Gold (or "mixto") tequila must still consist of at least 51 percent blue agave, but alternate sugars are allowed as well. Oak extract, caramel colors and other additives are also allowed in gold tequila, often creating a golden color. You might see it labeled as "mixto tequila" or simply "tequila," but only silver can bear the coveted "100 percent agave" designation. Gold tequila is what's typically used in mixed drinks.
Age Before Beauty:
Don't confuse gold tequila with the golden hue of tequila reposado. This quality gold tequila is aged in wood barrels for anywhere between a few months to a year, lending the spirit a complex and woodsy flavor as well as a natural golden glow. Some are even aged in barrels that formerly contained whiskey, wine or other liquors, further intensifying the tequila's flavor. Añejo and Extra Añejo take things a few steps further thanks to more extensive aging. These are the top-shelf gold tequilas that can take on even the purest of silvers.

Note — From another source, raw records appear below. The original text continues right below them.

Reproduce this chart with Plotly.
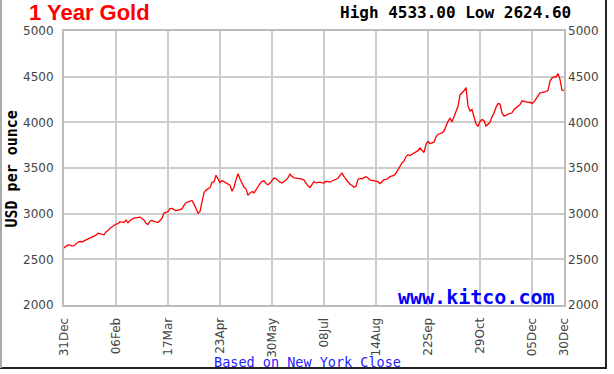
import plotly.graph_objects as go

# Daily New York close, USD per ounce (trading-day index 0..250)
prices = [
    2625, 2645, 2658, 2655, 2648, 2650, 2672, 2690, 2695, 2688,
    2702, 2712, 2718, 2728, 2740, 2750, 2765, 2786, 2778, 2770,
    2768, 2800, 2815, 2840, 2859, 2870, 2885, 2890, 2912, 2905,
    2903, 2930, 2900, 2925, 2940, 2950, 2955, 2958, 2962, 2948,
    2930, 2895, 2880, 2920, 2925, 2915, 2912, 2903, 2925, 2951,
    3006, 3015, 3023, 3055, 3058, 3045, 3034, 3040, 3048, 3052,
    3090, 3120, 3128, 3138, 3144, 3105, 3060, 3006, 3025, 3150,
    3230, 3258, 3270, 3285, 3342, 3350, 3420, 3380, 3340, 3362,
    3350, 3342, 3330, 3312, 3245, 3290, 3370, 3437, 3380, 3330,
    3291, 3272, 3200, 3225, 3243, 3228, 3265, 3305, 3330, 3355,
    3360, 3330, 3316, 3335, 3365, 3390, 3385, 3360, 3345, 3335,
    3350, 3368, 3395, 3433, 3410, 3392, 3390, 3388, 3382, 3378,
    3368, 3330, 3305, 3287, 3325, 3352, 3338, 3340, 3346, 3338,
    3335, 3355, 3352, 3346, 3358, 3368, 3375, 3388, 3420, 3444,
    3405, 3375, 3340, 3322, 3308, 3290, 3300, 3375, 3385, 3382,
    3395, 3405, 3390, 3370, 3365, 3360, 3362, 3350, 3330, 3355,
    3372, 3375, 3385, 3405, 3412, 3418, 3445, 3480, 3530, 3555,
    3575, 3625, 3645, 3636, 3650, 3665, 3675, 3690, 3718, 3695,
    3670, 3760, 3790, 3768, 3772, 3782, 3840, 3868, 3875, 3885,
    3905, 3970, 4010, 4045, 4005, 4060, 4115, 4175, 4300, 4320,
    4345, 4380, 4180, 4125, 4139, 4060, 3985, 3955, 4010, 4030,
    4020, 3960, 3985, 4000, 4060, 4100, 4165, 4205, 4200, 4100,
    4070, 4075, 4090, 4098, 4105, 4140, 4160, 4172, 4195, 4235,
    4230, 4220, 4218, 4220, 4205, 4225, 4256, 4300, 4322, 4325,
    4330, 4338, 4350, 4450, 4485, 4500, 4495, 4533, 4470, 4352,
    4350,
]
days = list(range(len(prices)))

tick_days = [0, 26, 52, 78, 104, 130, 156, 182, 208, 234, 250]
tick_labels = ["31Dec", "06Feb", "17Mar", "23Apr", "30May", "08Jul",
               "14Aug", "22Sep", "29Oct", "05Dec", "30Dec"]
y_ticks = [2000, 2500, 3000, 3500, 4000, 4500, 5000]

title_text = "1 Year Gold"
hilo_text = "High 4533.00 Low 2624.60"

W, H = 614, 374
L, R, T, B = 64, 50, 31, 69
PW, PH = W - L - R, H - T - B


def px(x):
    return (x - L) / PW


def py(y):
    return (H - B - y) / PH


fig = go.Figure()
fig.add_trace(go.Scatter(x=days, y=prices, mode="lines",
                         line=dict(color="#ff0000", width=1.3),
                         hoverinfo="x+y", showlegend=False))
fig.add_trace(go.Scatter(x=days, y=prices, mode="lines", yaxis="y2",
                         line=dict(color="rgba(0,0,0,0)", width=0),
                         hoverinfo="skip", showlegend=False))

tickfont = dict(family="DejaVu Sans", size=12, color="#444444")
fig.update_layout(
    width=W, height=H,
    margin=dict(l=L, r=R, t=T, b=B),
    paper_bgcolor="white", plot_bgcolor="white",
    xaxis=dict(range=[0, 250], tickvals=tick_days, ticktext=tick_labels,
               tickangle=-90, tickfont=tickfont, showgrid=True,
               gridcolor="#cccccc", gridwidth=1.5, showline=True,
               linecolor="#bbbbbb", linewidth=2, mirror=True,
               ticks="", zeroline=False, ticklabelstandoff=6),
    yaxis=dict(range=[2000, 5000], tickvals=y_ticks, tickfont=tickfont,
               showgrid=True, gridcolor="#cccccc", gridwidth=1.5,
               showline=True, linecolor="#bbbbbb", linewidth=2,
               mirror=True, ticks="", zeroline=False,
               ticklabelstandoff=6),
    yaxis2=dict(range=[2000, 5000], tickvals=y_ticks, tickfont=tickfont,
                overlaying="y", side="right", showgrid=False,
                showline=False, ticks="", zeroline=False,
                ticklabelstandoff=3),
)

annotations = [
    dict(text="<b>" + title_text + "</b>", x=px(27), y=py(12),
         xanchor="left", yanchor="middle",
         font=dict(family="Liberation Sans", size=22, color="#ff0000")),
    dict(text="<b>" + hilo_text + "</b>", x=px(573), y=py(13),
         xanchor="right", yanchor="middle",
         font=dict(family="DejaVu Sans Mono", size=16, color="#000000")),
    dict(text="<b>USD per ounce</b>", x=px(11.5), y=py(169), xanchor="center",
         yanchor="middle", textangle=-90,
         font=dict(family="DejaVu Sans Mono", size=15, color="#000000")),
    dict(text="<b>www.kitco.com</b>", x=px(557), y=py(297), xanchor="right",
         yanchor="middle",
         font=dict(family="DejaVu Sans Mono", size=20, color="#0000ff")),
    dict(text="Based on New York Close", x=px(212), y=py(361.5),
         xanchor="left", yanchor="middle",
         font=dict(family="DejaVu Sans Mono", size=13.5, color="#2222ff")),
]
for a in annotations:
    a.update(xref="paper", yref="paper", showarrow=False)
fig.update_layout(annotations=annotations)

fig.update_layout(shapes=[
    dict(type="line", xref="paper", yref="paper", x0=px(606), x1=px(606),
         y0=py(0), y1=py(368), line=dict(color="#222222", width=2)),
    dict(type="line", xref="paper", yref="paper", x0=px(0), x1=px(607),
         y0=py(368), y1=py(368), line=dict(color="#222222", width=2)),
    dict(type="line", xref="paper", yref="paper", x0=px(1), x1=px(1),
         y0=py(0), y1=py(368), line=dict(color="#aaaaaa", width=2)),
])

fig.write_html("out.html",
               config={"displayModeBar": False},
               post_script="document.body.style.margin='0';"
                           "document.body.style.padding='0';")
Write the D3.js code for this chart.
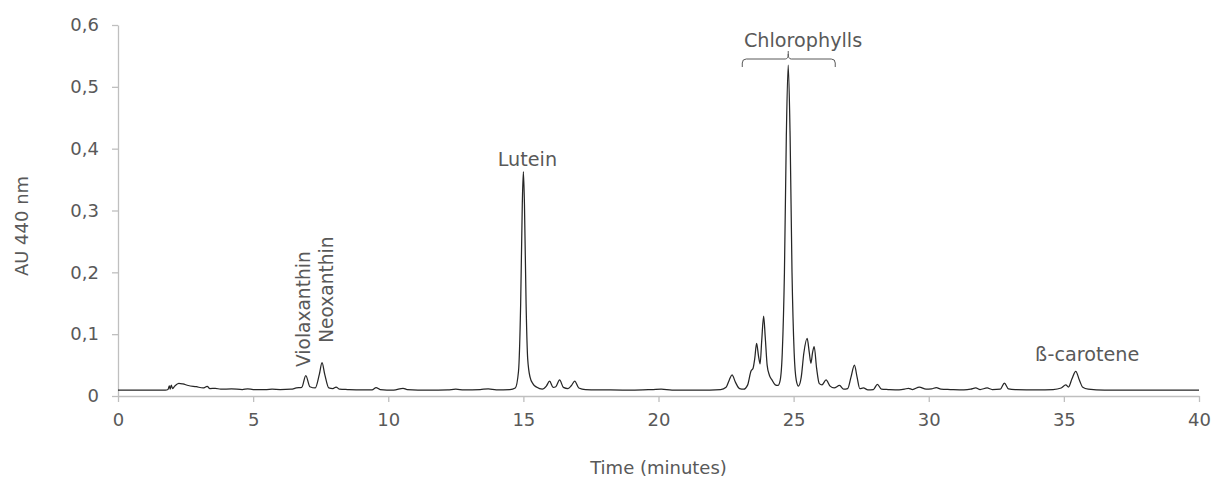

There's No Wrong Way to Enjoy Tequila!
Unless you're drinking it straight up, it's pretty difficult to tell silver from gold tequila. Normally, mixto is quite a bit more affordable than the silver varieties. If you're aren't looking to savor your tequila straight from a shot glass, but instead plan on mixing one of the many delectable cocktails centered around this iconic liquor, go with gold and free up extra money for piñatas. Advanced palates should opt for a finely aged gold for more satisfying layers of flavor.